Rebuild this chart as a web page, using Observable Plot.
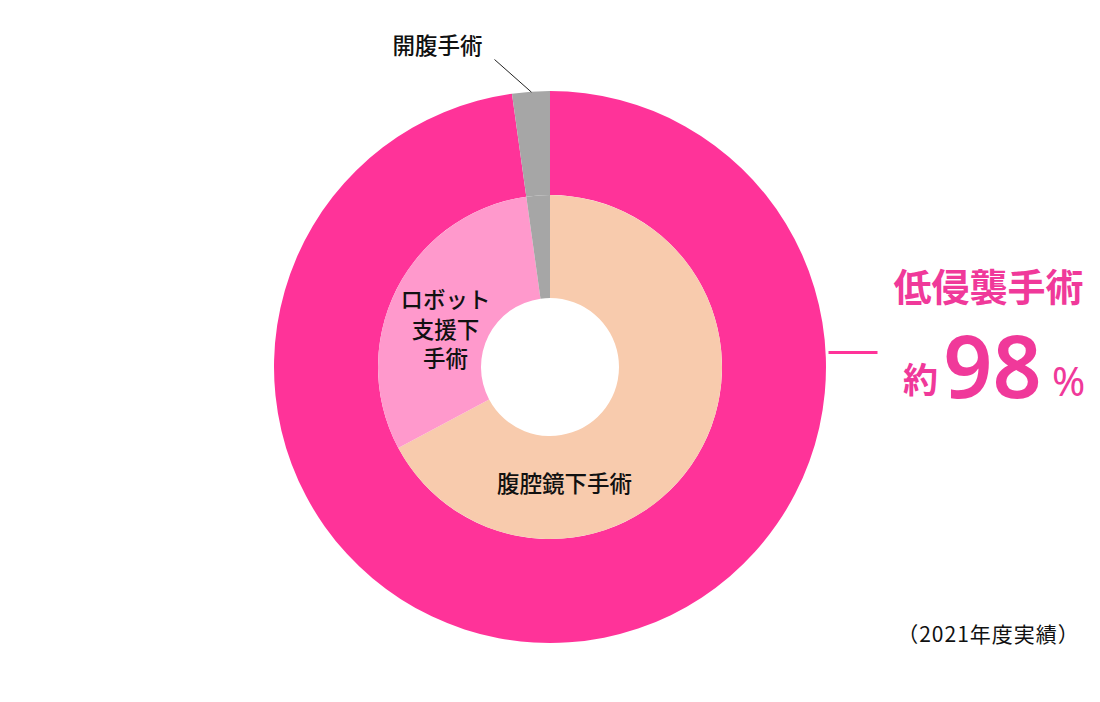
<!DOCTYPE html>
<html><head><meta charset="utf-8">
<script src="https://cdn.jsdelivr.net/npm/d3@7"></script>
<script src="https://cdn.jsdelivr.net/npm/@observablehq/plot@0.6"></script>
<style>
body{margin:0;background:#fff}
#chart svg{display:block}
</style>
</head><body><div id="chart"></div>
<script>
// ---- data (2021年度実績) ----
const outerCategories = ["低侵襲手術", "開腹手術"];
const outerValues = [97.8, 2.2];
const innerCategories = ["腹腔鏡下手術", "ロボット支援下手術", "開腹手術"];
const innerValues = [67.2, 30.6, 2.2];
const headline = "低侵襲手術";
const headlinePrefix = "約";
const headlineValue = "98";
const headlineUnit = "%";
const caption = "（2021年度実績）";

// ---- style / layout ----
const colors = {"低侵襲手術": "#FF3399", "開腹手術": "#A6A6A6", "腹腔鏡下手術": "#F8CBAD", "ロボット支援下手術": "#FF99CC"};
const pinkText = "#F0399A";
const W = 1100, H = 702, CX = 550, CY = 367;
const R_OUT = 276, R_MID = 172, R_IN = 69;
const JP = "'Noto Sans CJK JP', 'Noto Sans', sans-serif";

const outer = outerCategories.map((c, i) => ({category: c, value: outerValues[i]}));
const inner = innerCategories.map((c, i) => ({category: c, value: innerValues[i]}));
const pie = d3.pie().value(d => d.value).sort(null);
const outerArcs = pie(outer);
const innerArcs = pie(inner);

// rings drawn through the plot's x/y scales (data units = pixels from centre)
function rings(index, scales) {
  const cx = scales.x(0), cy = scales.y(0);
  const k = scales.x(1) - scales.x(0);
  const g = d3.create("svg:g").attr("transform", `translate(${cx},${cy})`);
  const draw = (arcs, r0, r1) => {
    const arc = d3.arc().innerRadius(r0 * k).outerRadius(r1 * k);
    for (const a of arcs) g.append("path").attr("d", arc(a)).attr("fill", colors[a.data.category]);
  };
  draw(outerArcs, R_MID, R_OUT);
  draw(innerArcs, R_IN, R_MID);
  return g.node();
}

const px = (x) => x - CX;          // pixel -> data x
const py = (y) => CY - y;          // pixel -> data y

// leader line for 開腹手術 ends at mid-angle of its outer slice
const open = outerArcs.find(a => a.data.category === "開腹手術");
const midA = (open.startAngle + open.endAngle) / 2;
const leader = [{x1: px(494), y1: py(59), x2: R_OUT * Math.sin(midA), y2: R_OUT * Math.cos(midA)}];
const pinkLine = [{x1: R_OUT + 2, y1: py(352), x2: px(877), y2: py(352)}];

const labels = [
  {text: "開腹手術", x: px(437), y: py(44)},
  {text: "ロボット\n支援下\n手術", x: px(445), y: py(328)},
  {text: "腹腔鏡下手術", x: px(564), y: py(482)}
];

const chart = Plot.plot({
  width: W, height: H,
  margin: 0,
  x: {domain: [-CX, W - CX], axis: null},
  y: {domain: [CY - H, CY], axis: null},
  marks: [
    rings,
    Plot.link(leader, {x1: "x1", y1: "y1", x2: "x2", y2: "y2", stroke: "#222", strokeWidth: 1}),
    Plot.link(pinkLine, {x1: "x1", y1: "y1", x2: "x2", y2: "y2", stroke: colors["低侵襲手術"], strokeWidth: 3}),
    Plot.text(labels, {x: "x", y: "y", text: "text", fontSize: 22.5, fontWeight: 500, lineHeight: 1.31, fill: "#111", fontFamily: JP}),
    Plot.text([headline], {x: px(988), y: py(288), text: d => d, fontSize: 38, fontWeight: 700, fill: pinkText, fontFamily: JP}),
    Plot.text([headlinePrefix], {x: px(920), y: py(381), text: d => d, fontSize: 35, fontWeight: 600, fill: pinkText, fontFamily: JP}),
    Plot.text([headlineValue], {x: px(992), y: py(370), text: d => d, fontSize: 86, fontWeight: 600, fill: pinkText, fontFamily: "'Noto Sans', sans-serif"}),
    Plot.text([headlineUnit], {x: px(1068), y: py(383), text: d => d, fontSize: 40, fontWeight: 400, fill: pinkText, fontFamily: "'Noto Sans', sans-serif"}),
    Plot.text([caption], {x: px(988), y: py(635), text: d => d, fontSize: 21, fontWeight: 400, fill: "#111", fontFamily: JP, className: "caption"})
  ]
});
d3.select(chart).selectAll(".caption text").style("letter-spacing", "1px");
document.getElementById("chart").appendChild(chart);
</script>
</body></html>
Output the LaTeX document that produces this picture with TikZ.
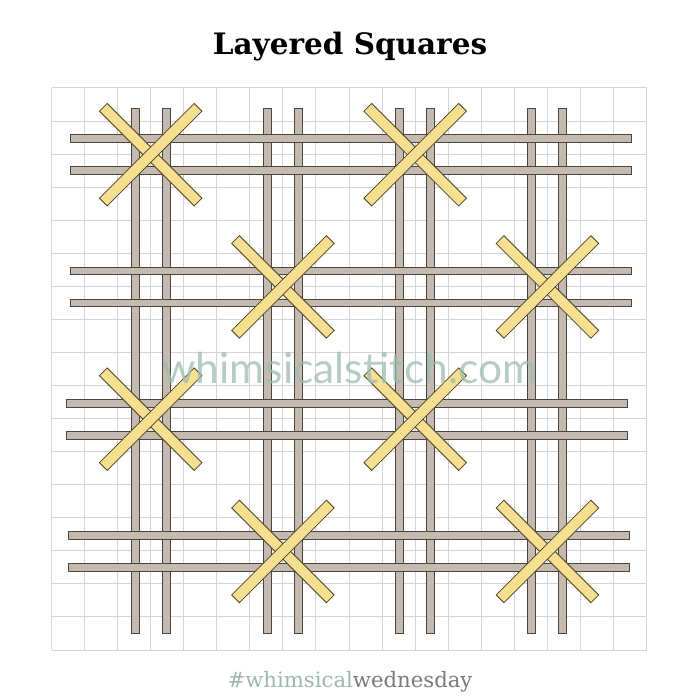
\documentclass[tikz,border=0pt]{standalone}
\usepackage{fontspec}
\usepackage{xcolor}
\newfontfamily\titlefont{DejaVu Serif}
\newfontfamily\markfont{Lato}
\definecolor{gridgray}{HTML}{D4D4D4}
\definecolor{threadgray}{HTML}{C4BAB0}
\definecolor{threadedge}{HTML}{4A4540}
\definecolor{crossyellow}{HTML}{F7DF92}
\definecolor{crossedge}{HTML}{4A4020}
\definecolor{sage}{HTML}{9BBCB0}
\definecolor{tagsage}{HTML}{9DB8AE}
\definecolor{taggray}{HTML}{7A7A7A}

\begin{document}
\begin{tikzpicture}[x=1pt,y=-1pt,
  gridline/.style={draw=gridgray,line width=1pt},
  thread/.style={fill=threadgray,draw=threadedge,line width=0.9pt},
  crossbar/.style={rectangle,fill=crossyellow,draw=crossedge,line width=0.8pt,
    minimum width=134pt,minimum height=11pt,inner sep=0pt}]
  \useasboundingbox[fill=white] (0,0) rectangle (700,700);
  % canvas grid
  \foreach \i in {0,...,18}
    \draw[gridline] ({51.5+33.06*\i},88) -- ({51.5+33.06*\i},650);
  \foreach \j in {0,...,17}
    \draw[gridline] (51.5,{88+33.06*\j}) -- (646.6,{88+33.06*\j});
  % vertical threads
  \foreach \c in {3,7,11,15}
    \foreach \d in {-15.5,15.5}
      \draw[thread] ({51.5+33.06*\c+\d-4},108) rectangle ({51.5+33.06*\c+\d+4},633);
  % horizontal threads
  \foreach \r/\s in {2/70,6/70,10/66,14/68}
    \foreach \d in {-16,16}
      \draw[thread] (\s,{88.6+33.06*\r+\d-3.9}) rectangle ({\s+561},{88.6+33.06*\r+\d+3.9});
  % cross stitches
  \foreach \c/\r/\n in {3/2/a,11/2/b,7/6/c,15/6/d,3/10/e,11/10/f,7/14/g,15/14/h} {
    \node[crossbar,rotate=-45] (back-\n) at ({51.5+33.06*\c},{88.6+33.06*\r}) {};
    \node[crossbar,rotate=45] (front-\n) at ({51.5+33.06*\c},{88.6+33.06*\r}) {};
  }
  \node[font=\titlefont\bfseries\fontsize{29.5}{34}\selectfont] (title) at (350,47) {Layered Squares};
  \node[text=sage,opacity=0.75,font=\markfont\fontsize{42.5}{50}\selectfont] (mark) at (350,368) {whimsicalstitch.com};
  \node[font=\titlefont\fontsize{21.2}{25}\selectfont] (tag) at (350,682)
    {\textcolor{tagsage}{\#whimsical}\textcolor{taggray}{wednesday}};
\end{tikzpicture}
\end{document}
+ + + + + + +
### THE PROBLEM
Set down the records above word for word, from the first line through the line containing "CJK JP', 'Noto", both included; leave out the pictures.

### ANSWER TO THE EXERCISE
Rebuild this chart as a web page, using Observable Plot.
<!DOCTYPE html>
<html><head><meta charset="utf-8">
<script src="https://cdn.jsdelivr.net/npm/d3@7"></script>
<script src="https://cdn.jsdelivr.net/npm/@observablehq/plot@0.6"></script>
<style>
body{margin:0;background:#fff}
#chart svg{display:block}
</style>
</head><body><div id="chart"></div>
<script>
// ---- data (2021年度実績) ----
const outerCategories = ["低侵襲手術", "開腹手術"];
const outerValues = [97.8, 2.2];
const innerCategories = ["腹腔鏡下手術", "ロボット支援下手術", "開腹手術"];
const innerValues = [67.2, 30.6, 2.2];
const headline = "低侵襲手術";
const headlinePrefix = "約";
const headlineValue = "98";
const headlineUnit = "%";
const caption = "（2021年度実績）";

// ---- style / layout ----
const colors = {"低侵襲手術": "#FF3399", "開腹手術": "#A6A6A6", "腹腔鏡下手術": "#F8CBAD", "ロボット支援下手術": "#FF99CC"};
const pinkText = "#F0399A";
const W = 1100, H = 702, CX = 550, CY = 367;
const R_OUT = 276, R_MID = 172, R_IN = 69;
const JP = "'Noto Sans CJK JP', 'Noto Sans', sans-serif";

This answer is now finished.